• **EXERCISE**
Exactly as written, write out the lines below from the first to the one containing "24], [65.1, 20]];", inclusive. Pictures do not belong in the copy.

• **DATA EXCERPT**
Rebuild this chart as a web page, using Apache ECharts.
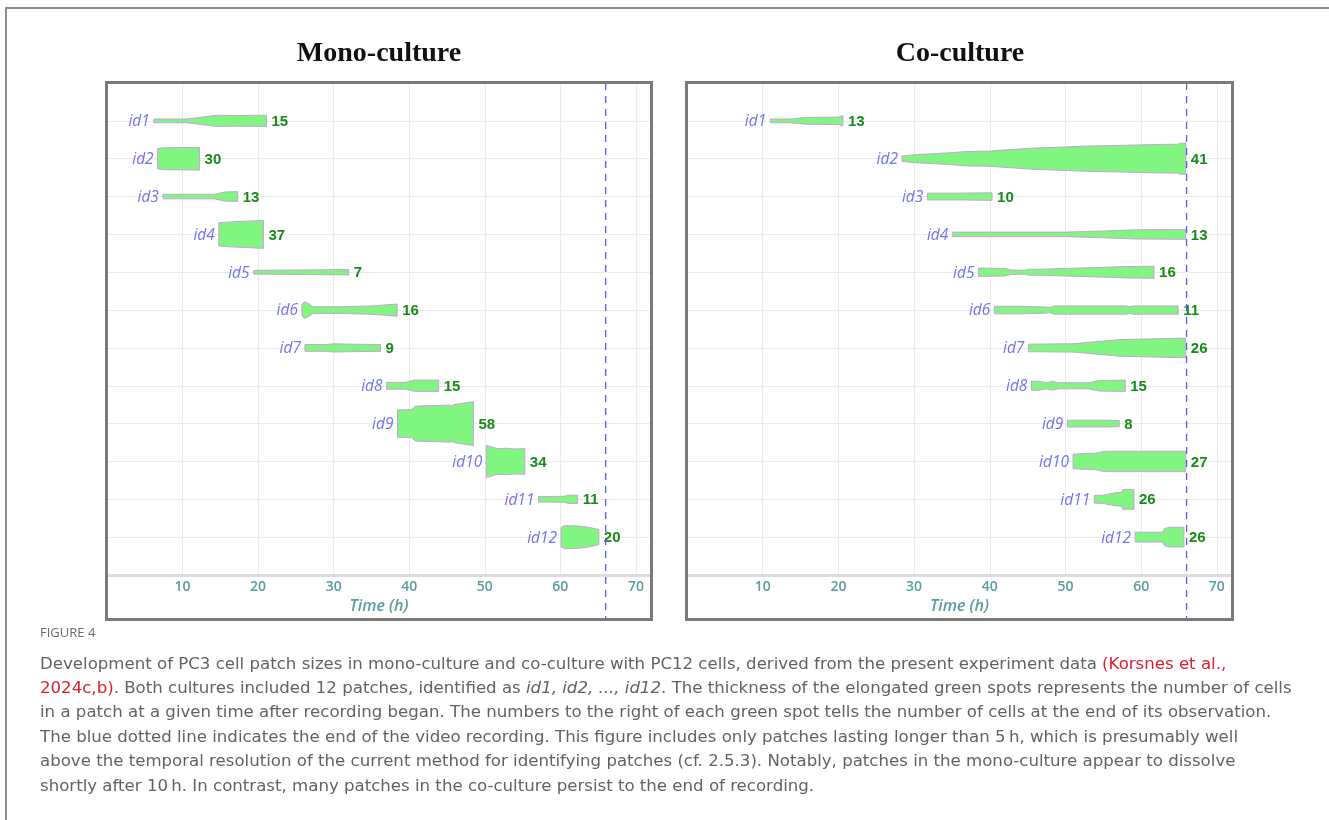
<!DOCTYPE html>
<html>
<head>
<meta charset="utf-8">
<script src="https://cdn.jsdelivr.net/npm/echarts@6/dist/echarts.min.js"></script>
<style>
  html, body { margin: 0; padding: 0; background: #ffffff; }
  #chart { width: 1329px; height: 820px; }
</style>
</head>
<body>
<div id="chart"></div>
<script>
// Patch names, one row per patch
const patchIds = ['id1', 'id2', 'id3', 'id4', 'id5', 'id6', 'id7', 'id8', 'id9', 'id10', 'id11', 'id12'];

// Mono-culture: [time (h), number of cells] along each patch's lifetime
const monoId1  = [[6.2, 5], [10.6, 5], [14.6, 15], [17, 14], [21.1, 15]];
const monoId2  = [[6.7, 27], [7.5, 29], [12.25, 30]];
const monoId3  = [[7.4, 6], [14.2, 6], [15.6, 12], [17.3, 13]];
const monoId4  = [[14.8, 31], [16.5, 33], [20.7, 37]];
const monoId5  = [[19.4, 5], [26, 6], [32.0, 7]];
const monoId6  = [[25.8, 14], [26.1, 22], [26.6, 18], [27.3, 9], [31, 9], [35, 11], [38.4, 16]];
const monoId7  = [[26.2, 9], [29, 9], [30, 11], [32, 10], [36.2, 9]];
const monoId8  = [[37.0, 9], [39.5, 9], [40.7, 15], [43.9, 15]];
const monoId9  = [[38.45, 36], [40.3, 37], [40.8, 46], [42, 47], [44, 48], [45.5, 49], [45.6, 44], [45.8, 50], [46.5, 52], [48.5, 58]];
const monoId10 = [[50.2, 42], [50.7, 40], [51.6, 34], [53, 35], [54, 33], [55.3, 34]];
const monoId11 = [[57.1, 8], [57.5, 7], [60.6, 8], [61, 11], [62.3, 11]];
const monoId12 = [[60.1, 26], [60.5, 30], [62, 30], [63.5, 27], [64.2, 24], [65.1, 20]];

// Co-culture: [time (h), number of cells]
const coId1  = [[11.0, 5], [13.6, 5], [15.8, 9], [20.2, 10], [20.3, 13], [20.6, 13]];
const coId2  = [[28.4, 7], [30.3, 11], [32.5, 13], [35, 16], [36.9, 19], [40, 20], [41.3, 22], [45.7, 28], [50, 31], [52.3, 33], [54.6, 34], [58.9, 36], [61, 37], [63.4, 38], [64.8, 38], [65.2, 41], [65.9, 41]];
const coId3  = [[31.75, 9], [36, 9], [40.3, 10]];
const coId4  = [[35.05, 6], [50, 6], [55, 9], [59, 12], [65.9, 13]];
const coId5  = [[38.5, 11], [42, 10], [42.8, 6], [44.6, 5], [45.2, 8], [47, 8], [50, 10], [55, 13], [58, 15], [61.7, 16]];
const coId6  = [[40.6, 10], [44, 10], [47.5, 8], [48, 7], [48.5, 11], [58, 11], [58.4, 9], [59, 11], [64.9, 11]];
const coId7  = [[45.1, 10], [51, 11], [57.2, 22], [65.9, 26]];
const coId8  = [[45.5, 12], [46.5, 12], [47.5, 8], [48.3, 12], [49, 8], [53, 8], [54.5, 14], [57.9, 15]];
const coId9  = [[50.25, 9], [55.4, 9], [57.1, 8]];
const coId10 = [[51.0, 19], [52.5, 21], [54, 22], [55.2, 27], [65.9, 27]];
const coId11 = [[53.8, 10], [55, 11], [56.5, 17], [57.4, 18], [57.6, 26], [59.05, 26]];
const coId12 = [[59.2, 13], [62.8, 13], [63.1, 23], [63.8, 26], [65.65, 26]];

const monoProfiles = [monoId1, monoId2, monoId3, monoId4, monoId5, monoId6, monoId7, monoId8, monoId9, monoId10, monoId11, monoId12];
const coProfiles = [coId1, coId2, coId3, coId4, coId5, coId6, coId7, coId8, coId9, coId10, coId11, coId12];

const timeTicks = [10, 20, 30, 40, 50, 60, 70];
const recordingEnd = 66; // hours

// Half thickness (in row units) contributed by one cell
const CELL_HALF = 0.01;

const chart = echarts.init(document.getElementById('chart'), null, { renderer: 'canvas' });

function patchRenderer(profiles) {
  return function (params, api) {
    const idx = api.value(2);
    const row = api.value(1);
    const prof = profiles[idx];
    const top = prof.map(p => api.coord([p[0], row - p[1] * CELL_HALF]));
    const bottom = prof.slice().reverse().map(p => api.coord([p[0], row + p[1] * CELL_HALF]));
    const start = api.coord([prof[0][0], row]);
    const lastPoint = prof[prof.length - 1];
    const end = api.coord([lastPoint[0], row]);
    return {
      type: 'group',
      children: [
        {
          type: 'polygon',
          shape: { points: top.concat(bottom) },
          style: { fill: '#80f580', stroke: '#c9a3d8', lineWidth: 1 }
        },
        {
          type: 'text',
          style: {
            text: patchIds[idx], x: start[0] - 4, y: start[1] + 1,
            align: 'right', verticalAlign: 'middle',
            fill: '#7272ee', fontSize: 15.5, fontStyle: 'italic', fontFamily: 'Open Sans'
          }
        },
        {
          type: 'text',
          style: {
            text: String(lastPoint[1]), x: end[0] + 5, y: end[1] + 1,
            align: 'left', verticalAlign: 'middle',
            fill: '#178a17', fontSize: 15, fontWeight: 'bold', fontFamily: 'Liberation Sans'
          }
        }
      ]
    };
  };
}

function endLineRenderer(params, api) {
  const p1 = api.coord([api.value(0), 0]);
  const p2 = api.coord([api.value(0), 13]);
  return {
    type: 'line',
    shape: { x1: p1[0], y1: p1[1], x2: p2[0], y2: p2[1] + 44 },
    style: { stroke: '#5a5af2', lineWidth: 1.3, lineDash: [7, 6] }
  };
}

function makeXAxis(gridIndex) {
  return {
    gridIndex: gridIndex,
    type: 'value', min: 0, max: 72, interval: 10,
    position: 'bottom',
    axisLine: { show: true, onZero: false, lineStyle: { color: '#dcdcdc', width: 3 } },
    axisTick: { show: false },
    axisLabel: {
      color: '#5b9c9c', fontSize: 14, fontWeight: 600, fontFamily: 'Open Sans', margin: 5,
      showMinLabel: false, showMaxLabel: false,
      formatter: v => (timeTicks.indexOf(v) >= 0 ? String(v) : '')
    },
    splitLine: { show: true, lineStyle: { color: '#ebebeb', width: 1 } },
    name: 'Time (h)', nameLocation: 'middle', nameGap: 23,
    nameTextStyle: { color: '#5b9c9c', fontSize: 16, fontStyle: 'italic', fontWeight: 600, fontFamily: 'Open Sans' }
  };
}

function makeYAxis(gridIndex) {
  return {
    gridIndex: gridIndex,
    type: 'value', min: 0, max: 13, interval: 1, inverse: true,
    axisLine: { show: false }, axisTick: { show: false }, axisLabel: { show: false },
    splitLine: { show: true, lineStyle: { color: '#ebebeb', width: 1 } }
  };
}

function seriesFor(profiles, gridIndex) {
  return [
    {
      type: 'custom', xAxisIndex: gridIndex, yAxisIndex: gridIndex,
      renderItem: patchRenderer(profiles),
      encode: { x: 0, y: 1 },
      data: profiles.map((p, i) => [p[0][0], i + 1, i]),
      silent: true, z: 3
    },
    {
      type: 'custom', xAxisIndex: gridIndex, yAxisIndex: gridIndex,
      renderItem: endLineRenderer,
      encode: { x: 0, y: 1 },
      data: [[recordingEnd, 0]],
      silent: true, z: 4
    }
  ];
}

const captionText = [
  '{n|Development of PC3 cell patch sizes in mono-culture and co-culture with PC12 cells, derived from the present experiment data }{r|(Korsnes et al.,}',
  '{r|2024c,b)}{n|. Both cultures included 12 patches, identified as }{i|id1, id2, ..., id12}{n|. The thickness of the elongated green spots represents the number of cells}',
  '{n|in a patch at a given time after recording began. The numbers to the right of each green spot tells the number of cells at the end of its observation.}',
  '{n|The blue dotted line indicates the end of the video recording. This figure includes only patches lasting longer than 5\u2009h, which is presumably well}',
  '{n|above the temporal resolution of the current method for identifying patches (cf. 2.5.3). Notably, patches in the mono-culture appear to dissolve}',
  '{n|shortly after 10\u2009h. In contrast, many patches in the co-culture persist to the end of recording.}'
].join('\n');

const capStyle = { fontSize: 16.6, lineHeight: 24.4, fontFamily: 'DejaVu Sans', fontWeight: 'normal' };

const option = {
  backgroundColor: '#ffffff',
  animation: false,
  grid: [
    { left: 107, top: 83, width: 544, height: 492 },
    { left: 687, top: 83, width: 545, height: 492 }
  ],
  xAxis: [makeXAxis(0), makeXAxis(1)],
  yAxis: [makeYAxis(0), makeYAxis(1)],
  series: seriesFor(monoProfiles, 0).concat(seriesFor(coProfiles, 1)),
  graphic: [
    {
      type: 'polyline', z: 10, silent: true,
      shape: { points: [[6, 820], [6, 8], [1329, 8]] },
      style: { stroke: '#8c8c8c', lineWidth: 2, fill: null }
    },
    {
      type: 'rect', z: 10, silent: true,
      shape: { x: 106.5, y: 82.5, width: 545, height: 537 },
      style: { stroke: '#7a7a7a', lineWidth: 3, fill: null }
    },
    {
      type: 'rect', z: 10, silent: true,
      shape: { x: 686.5, y: 82.5, width: 546, height: 537 },
      style: { stroke: '#7a7a7a', lineWidth: 3, fill: null }
    },
    {
      type: 'text', z: 10, silent: true,
      style: {
        text: 'Mono-culture', x: 379, y: 54, align: 'center', verticalAlign: 'middle',
        fill: '#111111', fontSize: 28, fontWeight: 'bold', fontFamily: 'Liberation Serif'
      }
    },
    {
      type: 'text', z: 10, silent: true,
      style: {
        text: 'Co-culture', x: 960, y: 54, align: 'center', verticalAlign: 'middle',
        fill: '#111111', fontSize: 28, fontWeight: 'bold', fontFamily: 'Liberation Serif'
      }
    },
    {
      type: 'text', z: 10, silent: true,
      style: {
        text: 'FIGURE 4', x: 40, y: 633, align: 'left', verticalAlign: 'middle',
        fill: '#6a6a6a', fontSize: 13, fontFamily: 'Open Sans'
      }
    },
    {
      type: 'text', z: 10, silent: true,
      style: {
        text: captionText, x: 40, y: 652, align: 'left', verticalAlign: 'top',
        fill: '#626262', fontSize: 16.6, lineHeight: 24.4, fontFamily: 'DejaVu Sans',
        rich: {
          n: Object.assign({ fill: '#626262' }, capStyle),
          r: Object.assign({ fill: '#d9202c' }, capStyle),
          i: Object.assign({ fill: '#626262', fontStyle: 'italic' }, capStyle)
        }
      }
    }
  ]
};

chart.setOption(option);
</script>
</body>
</html>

• **THE REPLY**
Rebuild this chart as a web page, using Apache ECharts.
<!DOCTYPE html>
<html>
<head>
<meta charset="utf-8">
<script src="https://cdn.jsdelivr.net/npm/echarts@6/dist/echarts.min.js"></script>
<style>
  html, body { margin: 0; padding: 0; background: #ffffff; }
  #chart { width: 1329px; height: 820px; }
</style>
</head>
<body>
<div id="chart"></div>
<script>
// Patch names, one row per patch
const patchIds = ['id1', 'id2', 'id3', 'id4', 'id5', 'id6', 'id7', 'id8', 'id9', 'id10', 'id11', 'id12'];

// Mono-culture: [time (h), number of cells] along each patch's lifetime
const monoId1  = [[6.2, 5], [10.6, 5], [14.6, 15], [17, 14], [21.1, 15]];
const monoId2  = [[6.7, 27], [7.5, 29], [12.25, 30]];
const monoId3  = [[7.4, 6], [14.2, 6], [15.6, 12], [17.3, 13]];
const monoId4  = [[14.8, 31], [16.5, 33], [20.7, 37]];
const monoId5  = [[19.4, 5], [26, 6], [32.0, 7]];
const monoId6  = [[25.8, 14], [26.1, 22], [26.6, 18], [27.3, 9], [31, 9], [35, 11], [38.4, 16]];
const monoId7  = [[26.2, 9], [29, 9], [30, 11], [32, 10], [36.2, 9]];
const monoId8  = [[37.0, 9], [39.5, 9], [40.7, 15], [43.9, 15]];
const monoId9  = [[38.45, 36], [40.3, 37], [40.8, 46], [42, 47], [44, 48], [45.5, 49], [45.6, 44], [45.8, 50], [46.5, 52], [48.5, 58]];
const monoId10 = [[50.2, 42], [50.7, 40], [51.6, 34], [53, 35], [54, 33], [55.3, 34]];
const monoId11 = [[57.1, 8], [57.5, 7], [60.6, 8], [61, 11], [62.3, 11]];
const monoId12 = [[60.1, 26], [60.5, 30], [62, 30], [63.5, 27], [64.2, 24], [65.1, 20]];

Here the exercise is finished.